We walked to the car and slid open the back door, the smell of death greeted us. Dakota’s body lay stiff in her crate making it easy for Chad to pick up her head and front legs; I took her back legs. I bent down and buried my head in her fur one last time, her fur felt soft against my face. “It still smells like Dakota,” I said surprised, considering how the car smelled. Chad looked at me with a mixture of disgust and frustration. We lowered her into the ground.
We took all of her bedding out, washed the blood off of her blankets to the best of our ability, and hung them on the roof rack to dry. And then we silently made up our bed, pulling the seats out into their flat position, the top end of our bedding sliding up to Dakota’s now empty crate. Chad crawled into his sleeping bag and rolled away from me facing the window. He fell asleep fast and hard. The chill of the night air crept up alongside me in the space between Chad and myself. In those inches between us, filled only by darkness and cold, I felt the distance of the last six weeks.

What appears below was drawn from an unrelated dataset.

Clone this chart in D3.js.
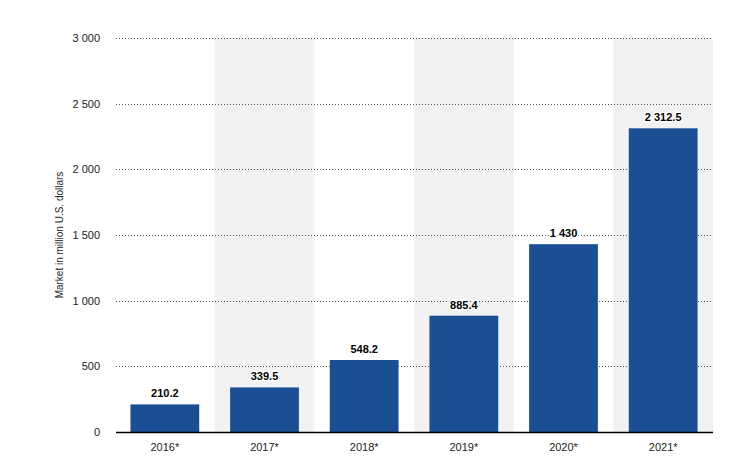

Now there was no Dakota to bridge the gap. The van felt empty.
In the night I woke up feeling confused and unsure where I was, the van was shaking. In a tired stupor, I rolled over and went back to sleep.
Once daylight came, I awoke, truly alone in the van. I sat up in my sleeping bag and could see Chad sitting at the edge of the bay. As I walked toward him, I passed Dakota’s blankets we had hung out to dry, the bottoms shredded, all the bloodied parts torn out of them, the teeth marks suggesting stray dogs or wild coyotes; the shaking van explained.